SOURCE EXCERPT
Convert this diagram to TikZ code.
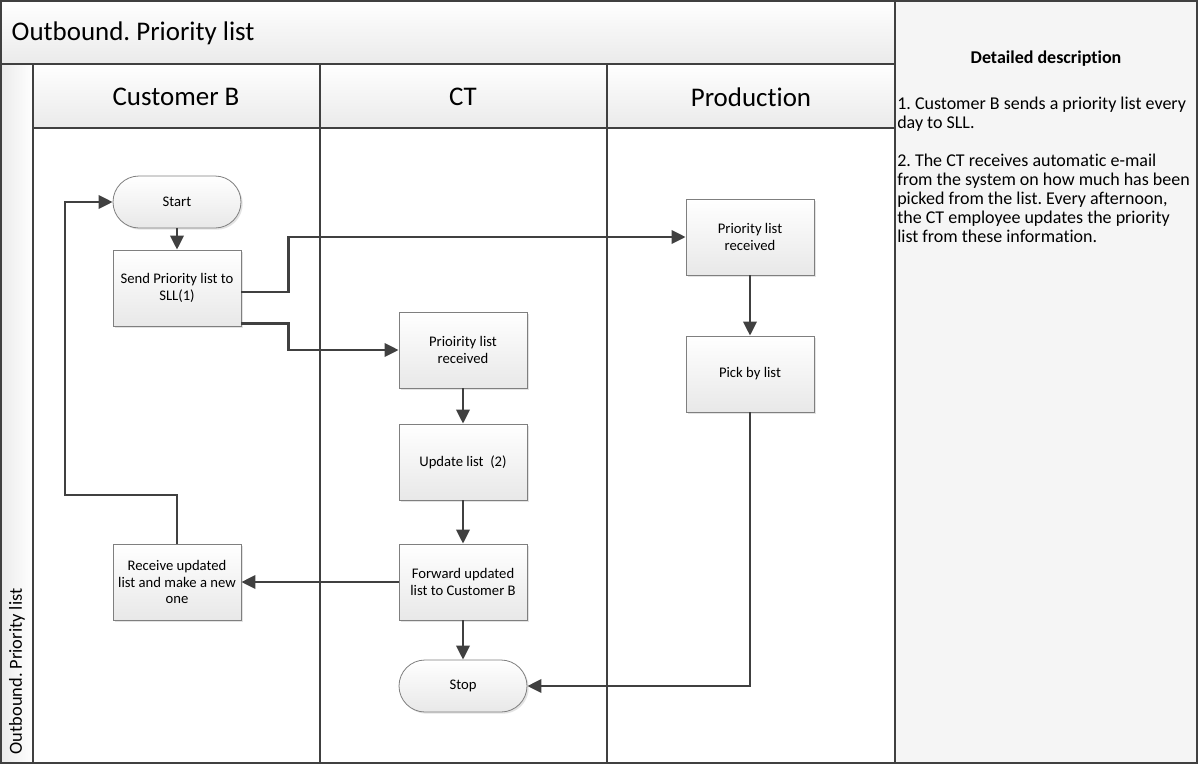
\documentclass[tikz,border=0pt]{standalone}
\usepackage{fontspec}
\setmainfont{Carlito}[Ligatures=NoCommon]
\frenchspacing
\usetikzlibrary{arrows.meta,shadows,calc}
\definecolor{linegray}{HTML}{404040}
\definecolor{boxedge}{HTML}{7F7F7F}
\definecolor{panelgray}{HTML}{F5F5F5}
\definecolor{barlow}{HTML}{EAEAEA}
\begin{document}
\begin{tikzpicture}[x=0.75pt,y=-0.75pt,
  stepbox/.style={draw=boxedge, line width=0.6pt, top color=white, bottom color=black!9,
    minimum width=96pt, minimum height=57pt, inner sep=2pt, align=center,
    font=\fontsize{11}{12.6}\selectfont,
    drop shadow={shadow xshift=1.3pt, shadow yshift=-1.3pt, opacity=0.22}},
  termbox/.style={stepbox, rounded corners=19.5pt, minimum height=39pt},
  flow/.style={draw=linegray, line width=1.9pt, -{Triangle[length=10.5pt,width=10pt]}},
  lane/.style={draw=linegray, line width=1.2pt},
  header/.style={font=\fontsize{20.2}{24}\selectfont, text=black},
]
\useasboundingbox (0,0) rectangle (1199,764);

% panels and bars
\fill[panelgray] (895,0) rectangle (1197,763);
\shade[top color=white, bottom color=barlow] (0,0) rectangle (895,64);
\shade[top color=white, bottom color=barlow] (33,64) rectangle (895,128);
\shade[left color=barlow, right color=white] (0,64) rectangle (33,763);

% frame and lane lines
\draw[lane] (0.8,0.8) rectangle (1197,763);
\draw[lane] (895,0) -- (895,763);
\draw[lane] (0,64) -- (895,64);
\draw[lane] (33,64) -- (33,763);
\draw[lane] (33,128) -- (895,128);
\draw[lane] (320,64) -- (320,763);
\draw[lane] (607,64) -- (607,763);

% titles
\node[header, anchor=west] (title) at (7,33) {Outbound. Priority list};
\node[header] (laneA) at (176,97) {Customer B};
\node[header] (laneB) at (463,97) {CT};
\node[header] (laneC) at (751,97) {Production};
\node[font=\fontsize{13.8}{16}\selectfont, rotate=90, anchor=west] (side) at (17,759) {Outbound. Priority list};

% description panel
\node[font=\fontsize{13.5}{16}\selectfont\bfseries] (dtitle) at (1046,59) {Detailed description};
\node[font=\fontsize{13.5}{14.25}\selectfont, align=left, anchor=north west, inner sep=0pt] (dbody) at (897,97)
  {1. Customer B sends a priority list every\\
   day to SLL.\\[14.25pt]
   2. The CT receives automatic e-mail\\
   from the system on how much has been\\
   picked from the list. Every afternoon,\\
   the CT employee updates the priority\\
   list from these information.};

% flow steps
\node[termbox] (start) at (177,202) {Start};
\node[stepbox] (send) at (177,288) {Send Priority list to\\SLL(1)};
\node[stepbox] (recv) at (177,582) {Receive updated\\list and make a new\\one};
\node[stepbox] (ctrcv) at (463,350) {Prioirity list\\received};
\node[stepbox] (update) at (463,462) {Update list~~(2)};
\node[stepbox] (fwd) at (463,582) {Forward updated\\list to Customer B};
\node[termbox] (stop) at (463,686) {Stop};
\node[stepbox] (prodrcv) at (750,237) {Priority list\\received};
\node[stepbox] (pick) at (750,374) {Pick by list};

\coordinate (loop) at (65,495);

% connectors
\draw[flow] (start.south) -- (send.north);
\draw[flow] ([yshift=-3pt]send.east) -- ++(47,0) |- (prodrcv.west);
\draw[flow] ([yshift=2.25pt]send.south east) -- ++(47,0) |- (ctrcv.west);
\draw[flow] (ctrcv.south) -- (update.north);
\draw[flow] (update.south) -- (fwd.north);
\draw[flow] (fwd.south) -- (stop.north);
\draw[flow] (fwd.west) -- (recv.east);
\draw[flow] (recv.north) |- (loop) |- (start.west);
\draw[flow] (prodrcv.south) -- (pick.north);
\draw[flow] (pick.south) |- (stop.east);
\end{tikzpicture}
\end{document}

EXERCISE
In your copy, leave out the pictures and reproduce the material above exactly.

FINISHED ANSWER
Convert this diagram to TikZ code.
\documentclass[tikz,border=0pt]{standalone}
\usepackage{fontspec}
\setmainfont{Carlito}[Ligatures=NoCommon]
\frenchspacing
\usetikzlibrary{arrows.meta,shadows,calc}
\definecolor{linegray}{HTML}{404040}
\definecolor{boxedge}{HTML}{7F7F7F}
\definecolor{panelgray}{HTML}{F5F5F5}
\definecolor{barlow}{HTML}{EAEAEA}
\begin{document}
\begin{tikzpicture}[x=0.75pt,y=-0.75pt,
  stepbox/.style={draw=boxedge, line width=0.6pt, top color=white, bottom color=black!9,
    minimum width=96pt, minimum height=57pt, inner sep=2pt, align=center,
    font=\fontsize{11}{12.6}\selectfont,
    drop shadow={shadow xshift=1.3pt, shadow yshift=-1.3pt, opacity=0.22}},
  termbox/.style={stepbox, rounded corners=19.5pt, minimum height=39pt},
  flow/.style={draw=linegray, line width=1.9pt, -{Triangle[length=10.5pt,width=10pt]}},
  lane/.style={draw=linegray, line width=1.2pt},
  header/.style={font=\fontsize{20.2}{24}\selectfont, text=black},
]
\useasboundingbox (0,0) rectangle (1199,764);

% panels and bars
\fill[panelgray] (895,0) rectangle (1197,763);
\shade[top color=white, bottom color=barlow] (0,0) rectangle (895,64);
\shade[top color=white, bottom color=barlow] (33,64) rectangle (895,128);
\shade[left color=barlow, right color=white] (0,64) rectangle (33,763);

% frame and lane lines
\draw[lane] (0.8,0.8) rectangle (1197,763);
\draw[lane] (895,0) -- (895,763);
\draw[lane] (0,64) -- (895,64);
\draw[lane] (33,64) -- (33,763);
\draw[lane] (33,128) -- (895,128);
\draw[lane] (320,64) -- (320,763);
\draw[lane] (607,64) -- (607,763);

% titles
\node[header, anchor=west] (title) at (7,33) {Outbound. Priority list};
\node[header] (laneA) at (176,97) {Customer B};
\node[header] (laneB) at (463,97) {CT};
\node[header] (laneC) at (751,97) {Production};
\node[font=\fontsize{13.8}{16}\selectfont, rotate=90, anchor=west] (side) at (17,759) {Outbound. Priority list};

% description panel
\node[font=\fontsize{13.5}{16}\selectfont\bfseries] (dtitle) at (1046,59) {Detailed description};
\node[font=\fontsize{13.5}{14.25}\selectfont, align=left, anchor=north west, inner sep=0pt] (dbody) at (897,97)
  {1. Customer B sends a priority list every\\
   day to SLL.\\[14.25pt]
   2. The CT receives automatic e-mail\\
   from the system on how much has been\\
   picked from the list. Every afternoon,\\
   the CT employee updates the priority\\
   list from these information.};

% flow steps
\node[termbox] (start) at (177,202) {Start};
\node[stepbox] (send) at (177,288) {Send Priority list to\\SLL(1)};
\node[stepbox] (recv) at (177,582) {Receive updated\\list and make a new\\one};
\node[stepbox] (ctrcv) at (463,350) {Prioirity list\\received};
\node[stepbox] (update) at (463,462) {Update list~~(2)};
\node[stepbox] (fwd) at (463,582) {Forward updated\\list to Customer B};
\node[termbox] (stop) at (463,686) {Stop};
\node[stepbox] (prodrcv) at (750,237) {Priority list\\received};
\node[stepbox] (pick) at (750,374) {Pick by list};

\coordinate (loop) at (65,495);

% connectors
\draw[flow] (start.south) -- (send.north);
\draw[flow] ([yshift=-3pt]send.east) -- ++(47,0) |- (prodrcv.west);
\draw[flow] ([yshift=2.25pt]send.south east) -- ++(47,0) |- (ctrcv.west);
\draw[flow] (ctrcv.south) -- (update.north);
\draw[flow] (update.south) -- (fwd.north);
\draw[flow] (fwd.south) -- (stop.north);
\draw[flow] (fwd.west) -- (recv.east);
\draw[flow] (recv.north) |- (loop) |- (start.west);
\draw[flow] (prodrcv.south) -- (pick.north);
\draw[flow] (pick.south) |- (stop.east);
\end{tikzpicture}
\end{document}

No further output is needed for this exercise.